* _TO DO_
Using the data below, gather each line that includes the word "this".
---------- EXTRACTED RECORDS ----------
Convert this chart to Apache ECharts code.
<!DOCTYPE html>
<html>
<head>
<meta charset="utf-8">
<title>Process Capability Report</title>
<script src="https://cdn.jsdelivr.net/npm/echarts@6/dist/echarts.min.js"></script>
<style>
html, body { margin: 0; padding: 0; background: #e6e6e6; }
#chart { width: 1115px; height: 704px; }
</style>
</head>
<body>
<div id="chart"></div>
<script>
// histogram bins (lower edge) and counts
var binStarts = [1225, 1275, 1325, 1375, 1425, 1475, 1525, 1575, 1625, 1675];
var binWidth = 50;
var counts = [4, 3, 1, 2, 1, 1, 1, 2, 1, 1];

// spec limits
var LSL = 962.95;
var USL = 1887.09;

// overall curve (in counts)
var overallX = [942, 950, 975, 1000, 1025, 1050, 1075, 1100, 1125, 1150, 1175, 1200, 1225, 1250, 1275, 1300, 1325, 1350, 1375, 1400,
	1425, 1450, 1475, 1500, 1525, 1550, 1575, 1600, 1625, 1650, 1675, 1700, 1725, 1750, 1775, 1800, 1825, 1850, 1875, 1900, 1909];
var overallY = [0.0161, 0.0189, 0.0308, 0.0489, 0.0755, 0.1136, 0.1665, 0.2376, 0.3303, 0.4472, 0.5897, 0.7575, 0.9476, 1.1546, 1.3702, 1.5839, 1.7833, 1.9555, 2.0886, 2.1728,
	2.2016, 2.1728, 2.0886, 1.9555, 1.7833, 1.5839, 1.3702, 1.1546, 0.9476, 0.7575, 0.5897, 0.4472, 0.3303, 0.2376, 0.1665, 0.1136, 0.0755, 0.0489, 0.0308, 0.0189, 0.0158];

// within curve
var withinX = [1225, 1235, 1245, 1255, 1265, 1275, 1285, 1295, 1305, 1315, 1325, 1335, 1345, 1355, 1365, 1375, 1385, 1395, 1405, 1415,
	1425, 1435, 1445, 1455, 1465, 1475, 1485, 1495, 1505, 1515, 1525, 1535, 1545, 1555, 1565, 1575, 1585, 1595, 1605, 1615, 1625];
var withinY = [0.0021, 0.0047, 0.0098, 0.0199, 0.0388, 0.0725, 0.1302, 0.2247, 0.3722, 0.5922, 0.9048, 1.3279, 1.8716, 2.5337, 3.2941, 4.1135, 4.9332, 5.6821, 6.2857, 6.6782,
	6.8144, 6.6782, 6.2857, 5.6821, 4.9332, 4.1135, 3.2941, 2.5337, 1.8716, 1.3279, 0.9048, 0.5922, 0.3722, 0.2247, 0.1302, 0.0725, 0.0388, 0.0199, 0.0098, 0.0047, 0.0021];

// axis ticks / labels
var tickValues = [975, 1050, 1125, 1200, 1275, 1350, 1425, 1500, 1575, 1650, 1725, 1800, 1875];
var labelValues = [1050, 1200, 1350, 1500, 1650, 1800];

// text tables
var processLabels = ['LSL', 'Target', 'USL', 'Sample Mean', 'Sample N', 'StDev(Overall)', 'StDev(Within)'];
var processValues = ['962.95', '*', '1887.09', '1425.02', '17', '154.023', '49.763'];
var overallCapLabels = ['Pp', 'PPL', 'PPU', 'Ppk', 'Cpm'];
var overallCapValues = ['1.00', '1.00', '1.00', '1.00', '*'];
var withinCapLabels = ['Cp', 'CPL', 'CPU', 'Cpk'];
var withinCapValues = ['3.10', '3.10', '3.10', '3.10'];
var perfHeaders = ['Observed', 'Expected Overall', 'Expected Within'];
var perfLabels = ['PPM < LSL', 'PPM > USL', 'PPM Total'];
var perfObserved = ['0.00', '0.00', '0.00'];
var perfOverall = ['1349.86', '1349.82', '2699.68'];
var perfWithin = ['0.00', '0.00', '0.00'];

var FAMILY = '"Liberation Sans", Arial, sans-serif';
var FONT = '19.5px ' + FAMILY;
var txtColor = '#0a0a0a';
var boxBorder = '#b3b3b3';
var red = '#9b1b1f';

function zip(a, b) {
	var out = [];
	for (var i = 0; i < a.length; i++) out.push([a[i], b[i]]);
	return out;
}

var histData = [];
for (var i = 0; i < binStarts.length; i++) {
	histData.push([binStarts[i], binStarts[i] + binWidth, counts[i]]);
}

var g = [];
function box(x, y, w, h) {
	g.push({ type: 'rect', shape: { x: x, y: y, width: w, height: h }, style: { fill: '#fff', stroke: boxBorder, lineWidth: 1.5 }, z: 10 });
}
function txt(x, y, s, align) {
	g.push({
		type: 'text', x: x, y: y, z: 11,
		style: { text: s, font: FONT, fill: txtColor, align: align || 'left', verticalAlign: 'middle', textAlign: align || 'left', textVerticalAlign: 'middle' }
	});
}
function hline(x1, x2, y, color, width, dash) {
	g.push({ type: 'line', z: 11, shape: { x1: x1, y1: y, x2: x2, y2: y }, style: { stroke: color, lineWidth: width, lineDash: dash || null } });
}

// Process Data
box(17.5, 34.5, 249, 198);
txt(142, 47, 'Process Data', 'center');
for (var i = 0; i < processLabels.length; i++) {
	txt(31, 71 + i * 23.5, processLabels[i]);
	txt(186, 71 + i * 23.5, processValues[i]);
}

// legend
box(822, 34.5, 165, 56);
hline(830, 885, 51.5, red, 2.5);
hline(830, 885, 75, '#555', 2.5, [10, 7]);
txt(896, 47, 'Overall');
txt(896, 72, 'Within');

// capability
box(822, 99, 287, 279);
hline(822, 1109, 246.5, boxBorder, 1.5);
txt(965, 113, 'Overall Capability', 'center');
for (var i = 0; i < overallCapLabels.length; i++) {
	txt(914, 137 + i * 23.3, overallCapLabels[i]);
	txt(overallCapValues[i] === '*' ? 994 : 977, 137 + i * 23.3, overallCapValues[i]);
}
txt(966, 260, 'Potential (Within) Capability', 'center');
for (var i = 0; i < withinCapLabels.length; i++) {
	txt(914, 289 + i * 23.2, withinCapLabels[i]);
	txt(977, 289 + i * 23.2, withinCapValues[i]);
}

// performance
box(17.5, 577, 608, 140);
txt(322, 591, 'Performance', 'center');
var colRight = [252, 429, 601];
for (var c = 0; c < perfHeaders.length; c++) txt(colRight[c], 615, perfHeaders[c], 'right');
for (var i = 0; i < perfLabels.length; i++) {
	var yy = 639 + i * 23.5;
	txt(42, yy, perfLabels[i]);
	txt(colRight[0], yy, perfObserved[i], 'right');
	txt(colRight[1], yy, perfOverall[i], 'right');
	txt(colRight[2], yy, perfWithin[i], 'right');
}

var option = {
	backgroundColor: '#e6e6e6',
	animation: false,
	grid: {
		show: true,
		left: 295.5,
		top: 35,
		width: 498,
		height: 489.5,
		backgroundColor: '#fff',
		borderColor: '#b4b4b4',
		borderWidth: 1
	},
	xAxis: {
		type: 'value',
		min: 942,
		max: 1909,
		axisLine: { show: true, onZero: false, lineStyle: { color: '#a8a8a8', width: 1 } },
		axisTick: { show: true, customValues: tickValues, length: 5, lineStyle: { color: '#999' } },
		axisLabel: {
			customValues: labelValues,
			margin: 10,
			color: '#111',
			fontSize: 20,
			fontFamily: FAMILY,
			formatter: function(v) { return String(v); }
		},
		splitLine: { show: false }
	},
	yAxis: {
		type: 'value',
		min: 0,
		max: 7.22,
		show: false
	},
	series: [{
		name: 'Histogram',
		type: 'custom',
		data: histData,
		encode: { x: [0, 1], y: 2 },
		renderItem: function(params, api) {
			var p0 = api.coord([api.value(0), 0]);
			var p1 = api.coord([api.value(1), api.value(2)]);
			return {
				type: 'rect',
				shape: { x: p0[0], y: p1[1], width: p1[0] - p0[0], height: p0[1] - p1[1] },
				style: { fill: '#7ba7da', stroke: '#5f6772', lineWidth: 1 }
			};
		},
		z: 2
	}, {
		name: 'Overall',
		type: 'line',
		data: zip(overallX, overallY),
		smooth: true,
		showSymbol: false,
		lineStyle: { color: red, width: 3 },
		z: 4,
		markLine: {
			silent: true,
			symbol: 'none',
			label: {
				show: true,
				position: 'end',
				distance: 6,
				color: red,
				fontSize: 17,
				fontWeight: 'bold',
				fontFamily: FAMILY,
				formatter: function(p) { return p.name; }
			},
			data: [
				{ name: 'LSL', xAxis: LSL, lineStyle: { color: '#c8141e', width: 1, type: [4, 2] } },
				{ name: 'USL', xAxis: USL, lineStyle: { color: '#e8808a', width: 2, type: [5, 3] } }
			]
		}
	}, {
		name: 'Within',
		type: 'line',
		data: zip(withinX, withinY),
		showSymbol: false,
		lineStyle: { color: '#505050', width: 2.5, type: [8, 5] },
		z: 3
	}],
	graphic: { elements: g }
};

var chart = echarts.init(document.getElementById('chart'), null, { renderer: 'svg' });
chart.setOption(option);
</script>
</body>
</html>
----------
---------- EXTRACTED RECORDS ----------
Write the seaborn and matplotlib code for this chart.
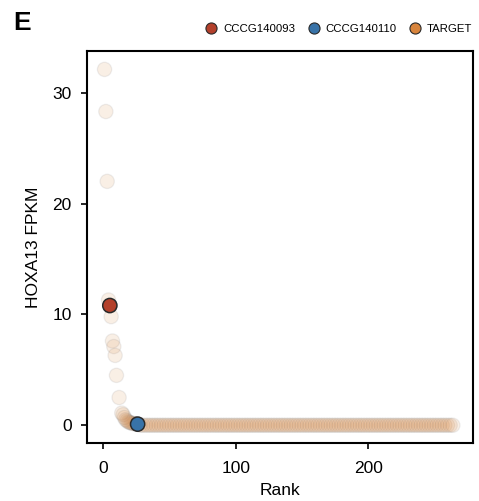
----------
* _RESPONSE TO THE TASK_
Convert this chart to Apache ECharts code.
Write the seaborn and matplotlib code for this chart.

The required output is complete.